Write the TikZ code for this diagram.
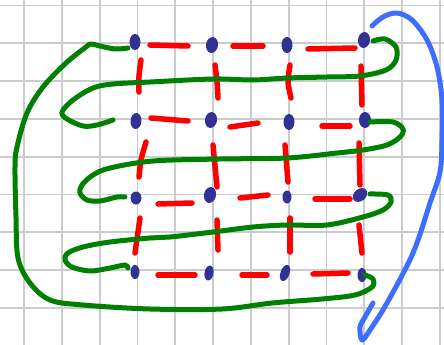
\documentclass[tikz,border=0pt]{standalone}
\usetikzlibrary{shapes.geometric}
\definecolor{gridgray}{RGB}{204,204,204}
\definecolor{dotblue}{RGB}{50,50,150}
\definecolor{penred}{RGB}{255,0,0}
\definecolor{pengreen}{RGB}{0,128,0}
\definecolor{penblue}{RGB}{60,110,255}
\tikzset{
  gridline/.style={draw=gridgray,line width=1.8pt},
  dotnode/.style={ellipse,fill=dotblue,inner sep=0pt,minimum width=11pt,minimum height=16pt},
  reddash/.style={draw=penred,line width=5.5pt,line cap=round},
  greenpen/.style={draw=pengreen,line width=5pt,line cap=round,line join=round},
  bluepen/.style={draw=penblue,line width=5pt,line cap=round,line join=round},
}
\begin{document}
\begin{tikzpicture}[x=1pt,y=-1pt]
\useasboundingbox (0,0) rectangle (444,345);
\fill[white] (0,0) rectangle (444,345);
% grid
\foreach \k in {0,...,11} { \draw[gridline] ({24+37.8*\k},0) -- ({24+37.8*\k},345); }
\foreach \k in {0,...,9} { \draw[gridline] (0,{5.5+37.8*\k}) -- (444,{5.5+37.8*\k}); }

% red dashes
\draw[reddash] (150,45) -- (188,46);
\draw[reddash] (233,46) -- (263,46);
\draw[reddash] (308,49) -- (355,48);
\draw[reddash] plot[smooth] coordinates {(141,60) (139,76) (139,92)};
\draw[reddash] plot[smooth] coordinates {(215,65) (217,82) (218,98)};
\draw[reddash] plot[smooth] coordinates {(290,65) (288,82) (291,98)};
\draw[reddash] (361,66) -- (362,105);
\draw[reddash] (151,118) -- (188,121);
\draw[reddash] (230,127) -- (258,123);
\draw[reddash] (322,126) -- (350,126);
\draw[reddash] plot[smooth] coordinates {(146,142) (141,160) (139,177)};
\draw[reddash] (213,145) -- (217,187);
\draw[reddash] (285,145) -- (288,182);
\draw[reddash] (359,143) -- (360,185);
\draw[reddash] (158,204) -- (192,203);
\draw[reddash] (240,198) -- (268,195);
\draw[reddash] (315,199) -- (350,199);
\draw[reddash] (140,218) -- (135,253);
\draw[reddash] (217,220) -- (218,250);
\draw[reddash] (290,218) -- (290,252);
\draw[reddash] (359,225) -- (362,253);
\draw[reddash] (158,275) -- (195,275);
\draw[reddash] (242,275) -- (267,275);
\draw[reddash] (313,274) -- (348,273);

% dots
\node[dotnode] (d11) at (135,42) {};
\node[dotnode,rotate=-10,minimum width=12pt] (d12) at (212,45) {};
\node[dotnode] (d13) at (287,45) {};
\node[dotnode,rotate=-8,minimum width=12pt] (d14) at (364,40) {};
\node[dotnode,rotate=-5] (d21) at (136,121) {};
\node[dotnode,rotate=-10,minimum width=12pt] (d22) at (211,120) {};
\node[dotnode] (d23) at (289,122) {};
\node[dotnode,minimum width=12pt] (d24) at (365,120) {};
\node[dotnode,minimum width=11pt,minimum height=13pt] (d31) at (136,198) {};
\node[dotnode,rotate=-12,minimum width=12pt] (d32) at (210,195) {};
\node[dotnode,minimum width=9pt,minimum height=13pt] (d33) at (287,197) {};
\node[dotnode,rotate=-50,minimum width=12pt,minimum height=16pt] (d34) at (360,195) {};
\node[dotnode,minimum width=9pt,minimum height=14pt] (d41) at (135,272) {};
\node[dotnode,rotate=-10,minimum width=9pt,minimum height=15pt] (d42) at (209,273) {};
\node[dotnode,rotate=-20,minimum width=9pt,minimum height=17pt] (d43) at (285,273) {};
\node[dotnode,minimum width=9pt,minimum height=14pt] (d44) at (362,275) {};

% green serpentine strokes
\draw[greenpen] plot[smooth,tension=0.55] coordinates {
  (128,48) (115,49) (100,46) (91,44) (86,47) (66,63) (43,87) (27,113) (17,147)
  (15,167) (16,217) (18,258) (30,283) (50,300) (83,305) (150,309) (222,309)
  (272,303) (322,299) (355,295) (372,287) (373,279) (365,275)};
\draw[greenpen] plot[smooth,tension=0.55] coordinates {
  (373,41) (385,39) (396,47) (396,60) (386,70) (360,76) (327,77) (287,78)
  (253,80) (213,79) (150,82) (113,84) (93,88) (73,100) (62,112) (67,119)
  (83,126) (97,125) (113,120)};
\draw[greenpen] plot[smooth,tension=0.55] coordinates {
  (370,122) (393,122) (403,129) (400,137) (387,145) (363,150) (337,153)
  (287,158) (220,159) (153,161) (110,168) (93,175) (82,185) (80,193)
  (87,200) (100,201) (117,197) (125,197)};
\draw[greenpen] plot[smooth,tension=0.55] coordinates {
  (370,194) (388,195) (391,202) (383,210) (363,217) (327,225) (287,225)
  (253,227) (213,232) (170,237) (150,238) (110,242) (83,247) (68,253)
  (65,260) (72,267) (90,271) (110,268) (125,265) (128,268)};

% blue stroke
\draw[bluepen] plot[smooth,tension=0.55] coordinates {
  (372,26) (383,17) (397,13) (412,20) (427,40) (437,67) (442,100) (442,140)
  (440,172) (430,203) (413,253) (387,303) (370,330) (362,340) (360,327)
  (365,317) (373,303)};
\end{tikzpicture}
\end{document}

^^^^

Challenge
Reproduce every line above as written, skipping pictures.

Written solution
Write the TikZ code for this diagram.
\documentclass[tikz,border=0pt]{standalone}
\usetikzlibrary{shapes.geometric}
\definecolor{gridgray}{RGB}{204,204,204}
\definecolor{dotblue}{RGB}{50,50,150}
\definecolor{penred}{RGB}{255,0,0}
\definecolor{pengreen}{RGB}{0,128,0}
\definecolor{penblue}{RGB}{60,110,255}
\tikzset{
  gridline/.style={draw=gridgray,line width=1.8pt},
  dotnode/.style={ellipse,fill=dotblue,inner sep=0pt,minimum width=11pt,minimum height=16pt},
  reddash/.style={draw=penred,line width=5.5pt,line cap=round},
  greenpen/.style={draw=pengreen,line width=5pt,line cap=round,line join=round},
  bluepen/.style={draw=penblue,line width=5pt,line cap=round,line join=round},
}
\begin{document}
\begin{tikzpicture}[x=1pt,y=-1pt]
\useasboundingbox (0,0) rectangle (444,345);
\fill[white] (0,0) rectangle (444,345);
% grid
\foreach \k in {0,...,11} { \draw[gridline] ({24+37.8*\k},0) -- ({24+37.8*\k},345); }
\foreach \k in {0,...,9} { \draw[gridline] (0,{5.5+37.8*\k}) -- (444,{5.5+37.8*\k}); }

% red dashes
\draw[reddash] (150,45) -- (188,46);
\draw[reddash] (233,46) -- (263,46);
\draw[reddash] (308,49) -- (355,48);
\draw[reddash] plot[smooth] coordinates {(141,60) (139,76) (139,92)};
\draw[reddash] plot[smooth] coordinates {(215,65) (217,82) (218,98)};
\draw[reddash] plot[smooth] coordinates {(290,65) (288,82) (291,98)};
\draw[reddash] (361,66) -- (362,105);
\draw[reddash] (151,118) -- (188,121);
\draw[reddash] (230,127) -- (258,123);
\draw[reddash] (322,126) -- (350,126);
\draw[reddash] plot[smooth] coordinates {(146,142) (141,160) (139,177)};
\draw[reddash] (213,145) -- (217,187);
\draw[reddash] (285,145) -- (288,182);
\draw[reddash] (359,143) -- (360,185);
\draw[reddash] (158,204) -- (192,203);
\draw[reddash] (240,198) -- (268,195);
\draw[reddash] (315,199) -- (350,199);
\draw[reddash] (140,218) -- (135,253);
\draw[reddash] (217,220) -- (218,250);
\draw[reddash] (290,218) -- (290,252);
\draw[reddash] (359,225) -- (362,253);
\draw[reddash] (158,275) -- (195,275);
\draw[reddash] (242,275) -- (267,275);
\draw[reddash] (313,274) -- (348,273);

% dots
\node[dotnode] (d11) at (135,42) {};
\node[dotnode,rotate=-10,minimum width=12pt] (d12) at (212,45) {};
\node[dotnode] (d13) at (287,45) {};
\node[dotnode,rotate=-8,minimum width=12pt] (d14) at (364,40) {};
\node[dotnode,rotate=-5] (d21) at (136,121) {};
\node[dotnode,rotate=-10,minimum width=12pt] (d22) at (211,120) {};
\node[dotnode] (d23) at (289,122) {};
\node[dotnode,minimum width=12pt] (d24) at (365,120) {};
\node[dotnode,minimum width=11pt,minimum height=13pt] (d31) at (136,198) {};
\node[dotnode,rotate=-12,minimum width=12pt] (d32) at (210,195) {};
\node[dotnode,minimum width=9pt,minimum height=13pt] (d33) at (287,197) {};
\node[dotnode,rotate=-50,minimum width=12pt,minimum height=16pt] (d34) at (360,195) {};
\node[dotnode,minimum width=9pt,minimum height=14pt] (d41) at (135,272) {};
\node[dotnode,rotate=-10,minimum width=9pt,minimum height=15pt] (d42) at (209,273) {};
\node[dotnode,rotate=-20,minimum width=9pt,minimum height=17pt] (d43) at (285,273) {};
\node[dotnode,minimum width=9pt,minimum height=14pt] (d44) at (362,275) {};

% green serpentine strokes
\draw[greenpen] plot[smooth,tension=0.55] coordinates {
  (128,48) (115,49) (100,46) (91,44) (86,47) (66,63) (43,87) (27,113) (17,147)
  (15,167) (16,217) (18,258) (30,283) (50,300) (83,305) (150,309) (222,309)
  (272,303) (322,299) (355,295) (372,287) (373,279) (365,275)};
\draw[greenpen] plot[smooth,tension=0.55] coordinates {
  (373,41) (385,39) (396,47) (396,60) (386,70) (360,76) (327,77) (287,78)
  (253,80) (213,79) (150,82) (113,84) (93,88) (73,100) (62,112) (67,119)
  (83,126) (97,125) (113,120)};
\draw[greenpen] plot[smooth,tension=0.55] coordinates {
  (370,122) (393,122) (403,129) (400,137) (387,145) (363,150) (337,153)
  (287,158) (220,159) (153,161) (110,168) (93,175) (82,185) (80,193)
  (87,200) (100,201) (117,197) (125,197)};
\draw[greenpen] plot[smooth,tension=0.55] coordinates {
  (370,194) (388,195) (391,202) (383,210) (363,217) (327,225) (287,225)
  (253,227) (213,232) (170,237) (150,238) (110,242) (83,247) (68,253)
  (65,260) (72,267) (90,271) (110,268) (125,265) (128,268)};

% blue stroke
\draw[bluepen] plot[smooth,tension=0.55] coordinates {
  (372,26) (383,17) (397,13) (412,20) (427,40) (437,67) (442,100) (442,140)
  (440,172) (430,203) (413,253) (387,303) (370,330) (362,340) (360,327)
  (365,317) (373,303)};
\end{tikzpicture}
\end{document}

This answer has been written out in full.